▶ _STATED EXERCISE_
All of the data should be repeated exactly; pictures are not part of the copy.

▶ _GIVEN INFORMATION_

----------

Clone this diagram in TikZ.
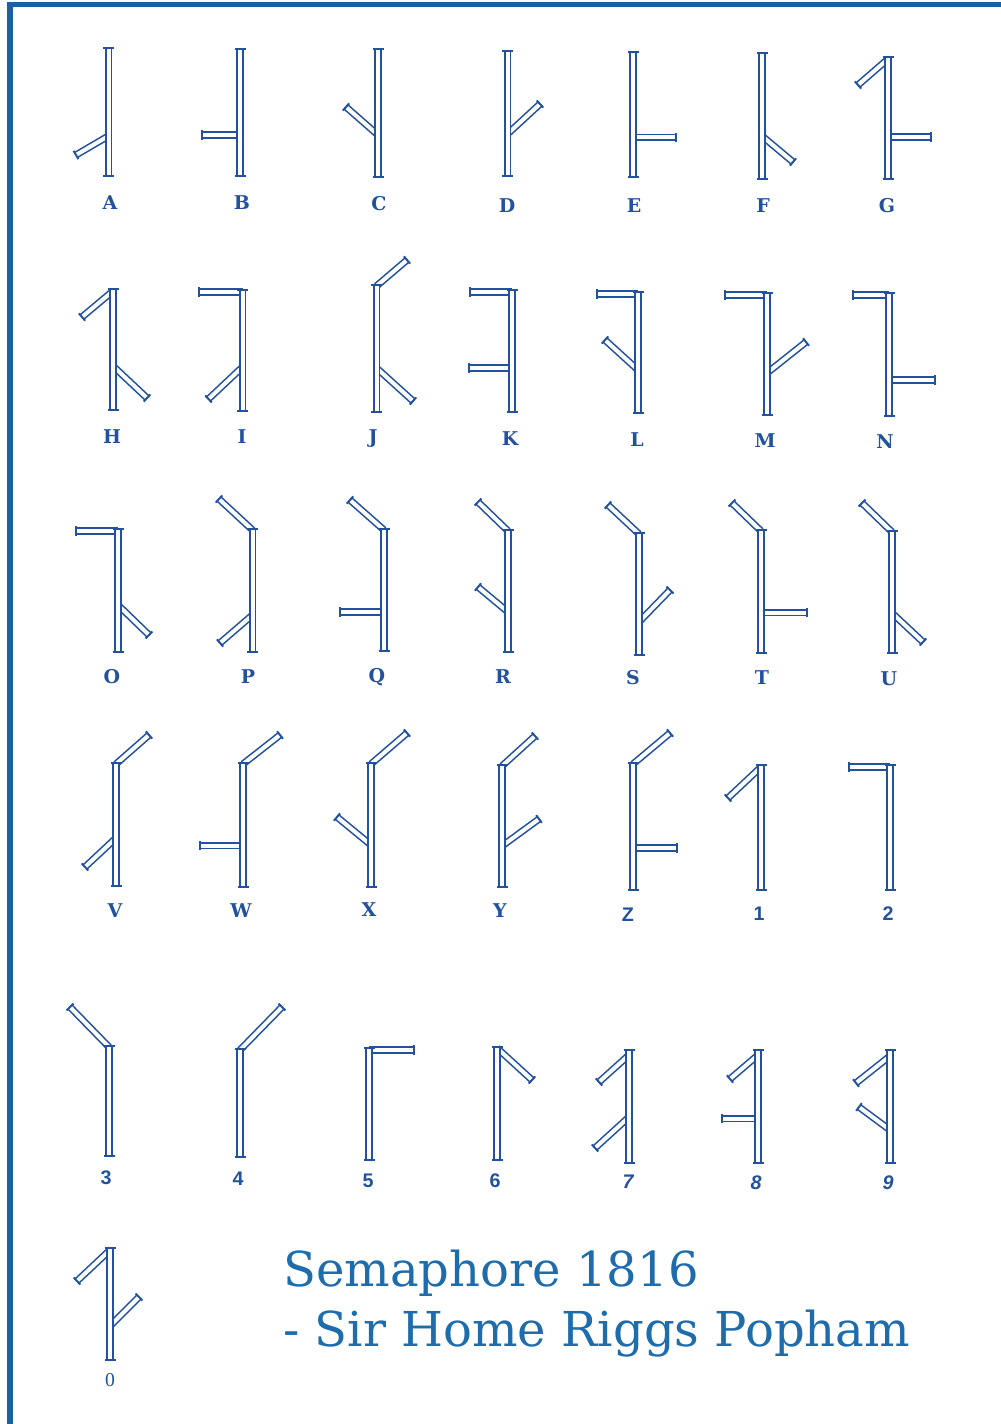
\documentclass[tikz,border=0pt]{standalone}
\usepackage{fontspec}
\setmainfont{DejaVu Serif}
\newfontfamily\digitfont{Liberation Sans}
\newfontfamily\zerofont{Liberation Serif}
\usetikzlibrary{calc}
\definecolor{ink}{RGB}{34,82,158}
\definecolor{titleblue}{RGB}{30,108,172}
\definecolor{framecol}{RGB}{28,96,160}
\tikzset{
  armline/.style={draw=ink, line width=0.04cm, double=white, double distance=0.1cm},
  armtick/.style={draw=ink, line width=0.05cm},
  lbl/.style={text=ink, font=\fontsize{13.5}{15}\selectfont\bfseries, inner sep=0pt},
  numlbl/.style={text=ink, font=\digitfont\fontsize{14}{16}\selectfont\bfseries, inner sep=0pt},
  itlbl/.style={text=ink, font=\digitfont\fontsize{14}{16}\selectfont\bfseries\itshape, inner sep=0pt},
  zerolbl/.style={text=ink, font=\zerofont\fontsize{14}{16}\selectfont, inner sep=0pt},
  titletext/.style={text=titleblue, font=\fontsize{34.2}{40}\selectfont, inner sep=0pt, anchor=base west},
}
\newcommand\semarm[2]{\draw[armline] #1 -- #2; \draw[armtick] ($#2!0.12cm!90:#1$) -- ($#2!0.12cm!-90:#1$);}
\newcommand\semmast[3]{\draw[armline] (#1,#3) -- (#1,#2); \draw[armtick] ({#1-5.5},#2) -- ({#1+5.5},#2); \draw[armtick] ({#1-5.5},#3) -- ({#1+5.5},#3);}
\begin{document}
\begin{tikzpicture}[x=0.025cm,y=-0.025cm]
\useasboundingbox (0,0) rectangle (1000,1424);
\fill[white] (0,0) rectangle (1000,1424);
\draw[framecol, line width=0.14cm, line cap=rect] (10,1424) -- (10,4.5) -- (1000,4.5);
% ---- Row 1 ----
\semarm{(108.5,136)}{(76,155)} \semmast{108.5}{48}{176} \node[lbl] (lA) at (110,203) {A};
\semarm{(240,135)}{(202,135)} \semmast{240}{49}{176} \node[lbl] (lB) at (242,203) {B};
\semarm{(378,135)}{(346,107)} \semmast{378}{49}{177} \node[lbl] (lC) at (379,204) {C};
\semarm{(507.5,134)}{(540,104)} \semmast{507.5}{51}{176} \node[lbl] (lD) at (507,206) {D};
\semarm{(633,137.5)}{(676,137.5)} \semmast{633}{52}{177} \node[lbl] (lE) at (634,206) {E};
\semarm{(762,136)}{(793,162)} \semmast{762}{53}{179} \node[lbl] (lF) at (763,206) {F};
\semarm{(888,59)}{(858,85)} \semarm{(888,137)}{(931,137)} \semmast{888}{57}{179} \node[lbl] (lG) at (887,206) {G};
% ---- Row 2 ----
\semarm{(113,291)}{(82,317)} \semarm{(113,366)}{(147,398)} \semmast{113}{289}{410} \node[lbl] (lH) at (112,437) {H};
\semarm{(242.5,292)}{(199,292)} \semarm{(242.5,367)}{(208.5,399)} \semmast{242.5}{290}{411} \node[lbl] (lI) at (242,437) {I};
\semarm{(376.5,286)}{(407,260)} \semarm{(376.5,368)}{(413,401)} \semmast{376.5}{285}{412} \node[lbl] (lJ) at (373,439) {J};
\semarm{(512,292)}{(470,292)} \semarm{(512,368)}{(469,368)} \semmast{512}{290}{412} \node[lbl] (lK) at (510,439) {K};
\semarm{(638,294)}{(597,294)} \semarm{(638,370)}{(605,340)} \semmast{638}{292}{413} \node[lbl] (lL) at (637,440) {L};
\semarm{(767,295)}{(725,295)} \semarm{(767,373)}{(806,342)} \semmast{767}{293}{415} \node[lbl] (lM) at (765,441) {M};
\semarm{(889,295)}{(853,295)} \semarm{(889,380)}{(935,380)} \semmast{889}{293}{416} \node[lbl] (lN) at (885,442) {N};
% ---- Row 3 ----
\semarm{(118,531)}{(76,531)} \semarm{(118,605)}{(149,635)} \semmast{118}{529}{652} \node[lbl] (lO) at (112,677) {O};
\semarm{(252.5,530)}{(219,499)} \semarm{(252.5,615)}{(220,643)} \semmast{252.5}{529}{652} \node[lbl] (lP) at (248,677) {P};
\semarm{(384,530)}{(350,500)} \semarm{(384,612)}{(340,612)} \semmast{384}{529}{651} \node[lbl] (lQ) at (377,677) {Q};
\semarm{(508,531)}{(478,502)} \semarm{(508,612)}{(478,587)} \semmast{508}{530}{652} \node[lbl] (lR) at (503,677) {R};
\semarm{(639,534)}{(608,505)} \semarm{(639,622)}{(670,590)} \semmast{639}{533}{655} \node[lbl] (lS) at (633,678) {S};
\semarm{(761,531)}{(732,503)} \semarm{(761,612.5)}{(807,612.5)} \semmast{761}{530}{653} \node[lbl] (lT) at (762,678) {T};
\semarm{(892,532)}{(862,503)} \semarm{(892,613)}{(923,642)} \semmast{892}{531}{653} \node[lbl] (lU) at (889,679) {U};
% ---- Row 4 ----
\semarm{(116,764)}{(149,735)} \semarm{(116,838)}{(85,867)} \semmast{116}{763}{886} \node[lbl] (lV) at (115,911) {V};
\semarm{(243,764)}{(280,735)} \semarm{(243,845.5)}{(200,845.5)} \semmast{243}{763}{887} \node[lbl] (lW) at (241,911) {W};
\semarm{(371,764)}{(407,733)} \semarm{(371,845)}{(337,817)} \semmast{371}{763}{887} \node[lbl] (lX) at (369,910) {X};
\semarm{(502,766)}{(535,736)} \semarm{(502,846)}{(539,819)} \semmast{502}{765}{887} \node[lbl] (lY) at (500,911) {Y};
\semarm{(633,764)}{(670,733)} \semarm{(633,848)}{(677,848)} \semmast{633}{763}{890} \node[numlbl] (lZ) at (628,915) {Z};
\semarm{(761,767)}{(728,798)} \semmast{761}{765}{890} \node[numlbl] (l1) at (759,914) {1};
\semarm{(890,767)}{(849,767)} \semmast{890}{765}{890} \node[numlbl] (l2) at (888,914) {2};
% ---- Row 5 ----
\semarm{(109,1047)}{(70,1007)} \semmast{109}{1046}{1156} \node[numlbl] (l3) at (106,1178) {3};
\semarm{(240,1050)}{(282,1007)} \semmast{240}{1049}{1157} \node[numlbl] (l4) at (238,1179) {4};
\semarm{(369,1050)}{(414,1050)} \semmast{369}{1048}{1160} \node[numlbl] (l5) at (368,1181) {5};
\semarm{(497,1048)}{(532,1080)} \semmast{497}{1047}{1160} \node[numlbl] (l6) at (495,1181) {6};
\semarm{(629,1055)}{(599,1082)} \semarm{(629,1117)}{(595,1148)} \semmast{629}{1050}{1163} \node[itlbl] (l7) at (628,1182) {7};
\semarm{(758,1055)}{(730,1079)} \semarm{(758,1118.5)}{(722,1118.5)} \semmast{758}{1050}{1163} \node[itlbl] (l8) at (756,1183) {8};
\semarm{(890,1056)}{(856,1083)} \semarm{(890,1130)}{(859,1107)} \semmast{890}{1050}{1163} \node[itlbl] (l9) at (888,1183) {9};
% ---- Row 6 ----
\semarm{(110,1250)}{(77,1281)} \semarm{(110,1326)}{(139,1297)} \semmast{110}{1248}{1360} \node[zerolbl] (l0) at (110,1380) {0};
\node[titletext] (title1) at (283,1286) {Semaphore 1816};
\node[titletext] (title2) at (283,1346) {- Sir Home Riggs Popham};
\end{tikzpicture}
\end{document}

----------

▶ _EXERCISE OUTPUT_
Clone this diagram in TikZ.
\documentclass[tikz,border=0pt]{standalone}
\usepackage{fontspec}
\setmainfont{DejaVu Serif}
\newfontfamily\digitfont{Liberation Sans}
\newfontfamily\zerofont{Liberation Serif}
\usetikzlibrary{calc}
\definecolor{ink}{RGB}{34,82,158}
\definecolor{titleblue}{RGB}{30,108,172}
\definecolor{framecol}{RGB}{28,96,160}
\tikzset{
  armline/.style={draw=ink, line width=0.04cm, double=white, double distance=0.1cm},
  armtick/.style={draw=ink, line width=0.05cm},
  lbl/.style={text=ink, font=\fontsize{13.5}{15}\selectfont\bfseries, inner sep=0pt},
  numlbl/.style={text=ink, font=\digitfont\fontsize{14}{16}\selectfont\bfseries, inner sep=0pt},
  itlbl/.style={text=ink, font=\digitfont\fontsize{14}{16}\selectfont\bfseries\itshape, inner sep=0pt},
  zerolbl/.style={text=ink, font=\zerofont\fontsize{14}{16}\selectfont, inner sep=0pt},
  titletext/.style={text=titleblue, font=\fontsize{34.2}{40}\selectfont, inner sep=0pt, anchor=base west},
}
\newcommand\semarm[2]{\draw[armline] #1 -- #2; \draw[armtick] ($#2!0.12cm!90:#1$) -- ($#2!0.12cm!-90:#1$);}
\newcommand\semmast[3]{\draw[armline] (#1,#3) -- (#1,#2); \draw[armtick] ({#1-5.5},#2) -- ({#1+5.5},#2); \draw[armtick] ({#1-5.5},#3) -- ({#1+5.5},#3);}
\begin{document}
\begin{tikzpicture}[x=0.025cm,y=-0.025cm]
\useasboundingbox (0,0) rectangle (1000,1424);
\fill[white] (0,0) rectangle (1000,1424);
\draw[framecol, line width=0.14cm, line cap=rect] (10,1424) -- (10,4.5) -- (1000,4.5);
% ---- Row 1 ----
\semarm{(108.5,136)}{(76,155)} \semmast{108.5}{48}{176} \node[lbl] (lA) at (110,203) {A};
\semarm{(240,135)}{(202,135)} \semmast{240}{49}{176} \node[lbl] (lB) at (242,203) {B};
\semarm{(378,135)}{(346,107)} \semmast{378}{49}{177} \node[lbl] (lC) at (379,204) {C};
\semarm{(507.5,134)}{(540,104)} \semmast{507.5}{51}{176} \node[lbl] (lD) at (507,206) {D};
\semarm{(633,137.5)}{(676,137.5)} \semmast{633}{52}{177} \node[lbl] (lE) at (634,206) {E};
\semarm{(762,136)}{(793,162)} \semmast{762}{53}{179} \node[lbl] (lF) at (763,206) {F};
\semarm{(888,59)}{(858,85)} \semarm{(888,137)}{(931,137)} \semmast{888}{57}{179} \node[lbl] (lG) at (887,206) {G};
% ---- Row 2 ----
\semarm{(113,291)}{(82,317)} \semarm{(113,366)}{(147,398)} \semmast{113}{289}{410} \node[lbl] (lH) at (112,437) {H};
\semarm{(242.5,292)}{(199,292)} \semarm{(242.5,367)}{(208.5,399)} \semmast{242.5}{290}{411} \node[lbl] (lI) at (242,437) {I};
\semarm{(376.5,286)}{(407,260)} \semarm{(376.5,368)}{(413,401)} \semmast{376.5}{285}{412} \node[lbl] (lJ) at (373,439) {J};
\semarm{(512,292)}{(470,292)} \semarm{(512,368)}{(469,368)} \semmast{512}{290}{412} \node[lbl] (lK) at (510,439) {K};
\semarm{(638,294)}{(597,294)} \semarm{(638,370)}{(605,340)} \semmast{638}{292}{413} \node[lbl] (lL) at (637,440) {L};
\semarm{(767,295)}{(725,295)} \semarm{(767,373)}{(806,342)} \semmast{767}{293}{415} \node[lbl] (lM) at (765,441) {M};
\semarm{(889,295)}{(853,295)} \semarm{(889,380)}{(935,380)} \semmast{889}{293}{416} \node[lbl] (lN) at (885,442) {N};
% ---- Row 3 ----
\semarm{(118,531)}{(76,531)} \semarm{(118,605)}{(149,635)} \semmast{118}{529}{652} \node[lbl] (lO) at (112,677) {O};
\semarm{(252.5,530)}{(219,499)} \semarm{(252.5,615)}{(220,643)} \semmast{252.5}{529}{652} \node[lbl] (lP) at (248,677) {P};
\semarm{(384,530)}{(350,500)} \semarm{(384,612)}{(340,612)} \semmast{384}{529}{651} \node[lbl] (lQ) at (377,677) {Q};
\semarm{(508,531)}{(478,502)} \semarm{(508,612)}{(478,587)} \semmast{508}{530}{652} \node[lbl] (lR) at (503,677) {R};
\semarm{(639,534)}{(608,505)} \semarm{(639,622)}{(670,590)} \semmast{639}{533}{655} \node[lbl] (lS) at (633,678) {S};
\semarm{(761,531)}{(732,503)} \semarm{(761,612.5)}{(807,612.5)} \semmast{761}{530}{653} \node[lbl] (lT) at (762,678) {T};
\semarm{(892,532)}{(862,503)} \semarm{(892,613)}{(923,642)} \semmast{892}{531}{653} \node[lbl] (lU) at (889,679) {U};
% ---- Row 4 ----
\semarm{(116,764)}{(149,735)} \semarm{(116,838)}{(85,867)} \semmast{116}{763}{886} \node[lbl] (lV) at (115,911) {V};
\semarm{(243,764)}{(280,735)} \semarm{(243,845.5)}{(200,845.5)} \semmast{243}{763}{887} \node[lbl] (lW) at (241,911) {W};
\semarm{(371,764)}{(407,733)} \semarm{(371,845)}{(337,817)} \semmast{371}{763}{887} \node[lbl] (lX) at (369,910) {X};
\semarm{(502,766)}{(535,736)} \semarm{(502,846)}{(539,819)} \semmast{502}{765}{887} \node[lbl] (lY) at (500,911) {Y};
\semarm{(633,764)}{(670,733)} \semarm{(633,848)}{(677,848)} \semmast{633}{763}{890} \node[numlbl] (lZ) at (628,915) {Z};
\semarm{(761,767)}{(728,798)} \semmast{761}{765}{890} \node[numlbl] (l1) at (759,914) {1};
\semarm{(890,767)}{(849,767)} \semmast{890}{765}{890} \node[numlbl] (l2) at (888,914) {2};
% ---- Row 5 ----
\semarm{(109,1047)}{(70,1007)} \semmast{109}{1046}{1156} \node[numlbl] (l3) at (106,1178) {3};
\semarm{(240,1050)}{(282,1007)} \semmast{240}{1049}{1157} \node[numlbl] (l4) at (238,1179) {4};
\semarm{(369,1050)}{(414,1050)} \semmast{369}{1048}{1160} \node[numlbl] (l5) at (368,1181) {5};
\semarm{(497,1048)}{(532,1080)} \semmast{497}{1047}{1160} \node[numlbl] (l6) at (495,1181) {6};
\semarm{(629,1055)}{(599,1082)} \semarm{(629,1117)}{(595,1148)} \semmast{629}{1050}{1163} \node[itlbl] (l7) at (628,1182) {7};
\semarm{(758,1055)}{(730,1079)} \semarm{(758,1118.5)}{(722,1118.5)} \semmast{758}{1050}{1163} \node[itlbl] (l8) at (756,1183) {8};
\semarm{(890,1056)}{(856,1083)} \semarm{(890,1130)}{(859,1107)} \semmast{890}{1050}{1163} \node[itlbl] (l9) at (888,1183) {9};
% ---- Row 6 ----
\semarm{(110,1250)}{(77,1281)} \semarm{(110,1326)}{(139,1297)} \semmast{110}{1248}{1360} \node[zerolbl] (l0) at (110,1380) {0};
\node[titletext] (title1) at (283,1286) {Semaphore 1816};
\node[titletext] (title2) at (283,1346) {- Sir Home Riggs Popham};
\end{tikzpicture}
\end{document}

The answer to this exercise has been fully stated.